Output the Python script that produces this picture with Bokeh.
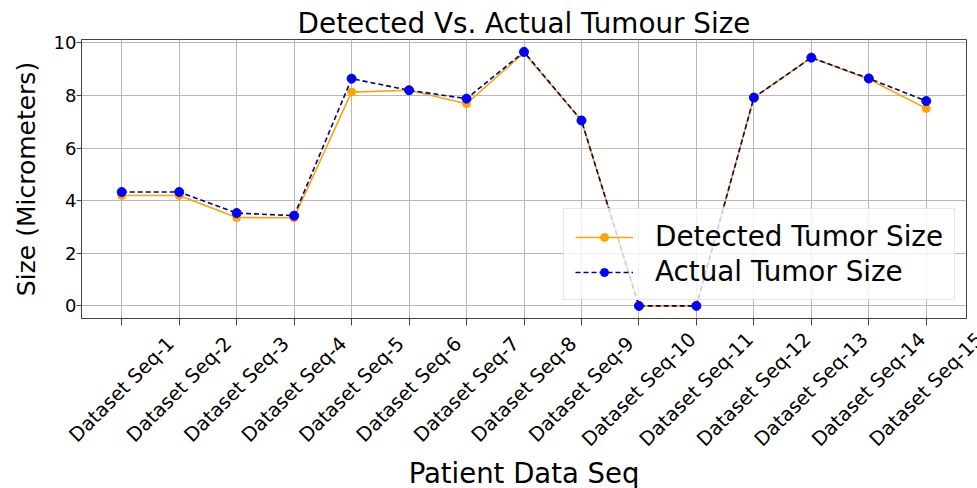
import math
from bokeh.plotting import figure
from bokeh.layouts import column
from bokeh.models import ColumnDataSource, Range1d, FixedTicker, Legend, LegendItem
from bokeh.core.properties import value
from bokeh.embed import file_html
from bokeh.resources import INLINE

categories = ["Dataset Seq-1", "Dataset Seq-2", "Dataset Seq-3", "Dataset Seq-4",
              "Dataset Seq-5", "Dataset Seq-6", "Dataset Seq-7", "Dataset Seq-8",
              "Dataset Seq-9", "Dataset Seq-10", "Dataset Seq-11", "Dataset Seq-12",
              "Dataset Seq-13", "Dataset Seq-14", "Dataset Seq-15"]
detected = [4.20, 4.20, 3.36, 3.35, 8.13, 8.20, 7.69, 9.62, 7.05, 0.0, 0.0, 7.92, 9.44, 8.62, 7.51]
actual = [4.33, 4.33, 3.53, 3.43, 8.64, 8.20, 7.88, 9.66, 7.05, 0.0, 0.0, 7.92, 9.44, 8.65, 7.79]
y_ticks = [0, 2, 4, 6, 8, 10]

FONT = "DejaVu Sans"
W = 977
TOP_H = 326
BOT_H = 488 - TOP_H
FL, FR = 81, 11           # frame borders of main plot (px)

idx = list(range(len(categories)))
src = ColumnDataSource(dict(x=idx, cat=categories, detected=detected, actual=actual))

x0, x1 = -0.7, len(categories) - 1 + 0.7

p = figure(width=W, height=TOP_H, output_backend="svg", toolbar_location=None,
           x_range=Range1d(x0, x1), y_range=Range1d(-0.48, 10.13),
           min_border_left=FL, min_border_right=FR, min_border_top=39, min_border_bottom=8)
p.frame_align = False

p.title.text = "Detected Vs. Actual Tumour Size"
p.title.align = "center"
p.title.text_font = FONT
p.title.text_font_size = "27.8px"
p.title.text_font_style = "normal"
p.title.text_color = "black"
p.title.standoff = 0

p.outline_line_color = "#444444"
p.outline_line_width = 1
p.background_fill_color = "white"
p.border_fill_color = "white"

xa = p.xaxis[0]
xa.ticker = FixedTicker(ticks=idx)
xa.major_label_text_font_size = "0px"
xa.major_label_standoff = 0
xa.major_tick_out = 7
xa.major_tick_in = 0
xa.minor_tick_line_color = None
xa.axis_line_color = "#444444"
xa.major_tick_line_color = "#444444"

ya = p.yaxis[0]
ya.ticker = FixedTicker(ticks=y_ticks)
ya.major_label_text_font = FONT
ya.major_label_text_font_size = "18px"
ya.major_label_text_color = "black"
ya.major_tick_out = 5
ya.major_tick_in = 0
ya.major_label_standoff = 0
ya.minor_tick_line_color = None
ya.axis_line_color = "#444444"
ya.major_tick_line_color = "#444444"
ya.axis_label = "Size (Micrometers)"
ya.axis_label_text_font = FONT
ya.axis_label_text_font_size = "25px"
ya.axis_label_text_font_style = "normal"
ya.axis_label_text_color = "black"
ya.axis_label_standoff = 10

p.xgrid.grid_line_color = "#b8b8b8"
p.ygrid.grid_line_color = "#b8b8b8"
p.xgrid.grid_line_width = 1
p.ygrid.grid_line_width = 1

ld = p.line("x", "detected", source=src, line_color="orange", line_width=1.6)
sd = p.scatter("x", "detected", source=src, size=8, fill_color="orange", line_color="orange")
la = p.line("x", "actual", source=src, line_color="darkblue", line_width=1.6, line_dash="5 3")
sa = p.scatter("x", "actual", source=src, size=9, fill_color="blue", line_color="blue")

legend = Legend(items=[LegendItem(label="Detected Tumor Size", renderers=[ld, sd]),
                       LegendItem(label="Actual Tumor Size", renderers=[la, sa])],
                location=(482, 18), label_text_font_size="27.8px", label_text_font=FONT,
                label_text_color="black",
                glyph_width=58, glyph_height=20, label_height=32, label_standoff=22,
                spacing=2, padding=11, margin=0,
                background_fill_color="white", background_fill_alpha=0.8,
                border_line_color="#d0d0d0", border_line_width=1)
p.add_layout(legend, "center")

# strip below the main plot carrying the rotated category labels and the x-axis title,
# laid out on the same horizontal scale as the main plot's frame
ppu = (W - FL - FR) / (x1 - x0)
q = figure(width=W, height=BOT_H, output_backend="svg", toolbar_location=None, title=None,
           x_range=Range1d(x0 - FL / ppu, x1 + FR / ppu), y_range=Range1d(0, BOT_H),
           x_axis_location=None, y_axis_location=None,
           min_border_left=0, min_border_right=0, min_border_top=0, min_border_bottom=0)
q.frame_align = False
q.grid.visible = False
q.outline_line_color = None
q.background_fill_color = "white"
q.border_fill_color = "white"

q.text(x="x", y=BOT_H - 63, text="cat", source=src, angle=math.pi / 4,
       text_align="center", text_baseline="middle",
       text_font=value(FONT), text_font_size=value("19.5px"), text_color="black")
q.text(x=[(x0 + x1) / 2], y=[16], text=["Patient Data Seq"],
       text_align="center", text_baseline="alphabetic",
       text_font=value(FONT), text_font_size=value("27.5px"), text_color="black")

layout = column(p, q, spacing=0)
open("out.html", "w").write(file_html(layout, INLINE))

# # # #

Repeat exactly and only the lines from the start of the data above through the line that holds "from bokeh.resources import INLINE", inclusive. Pictures do not belong in the copy.

Output the Python script that produces this picture with Bokeh.
import math
from bokeh.plotting import figure
from bokeh.layouts import column
from bokeh.models import ColumnDataSource, Range1d, FixedTicker, Legend, LegendItem
from bokeh.core.properties import value
from bokeh.embed import file_html
from bokeh.resources import INLINE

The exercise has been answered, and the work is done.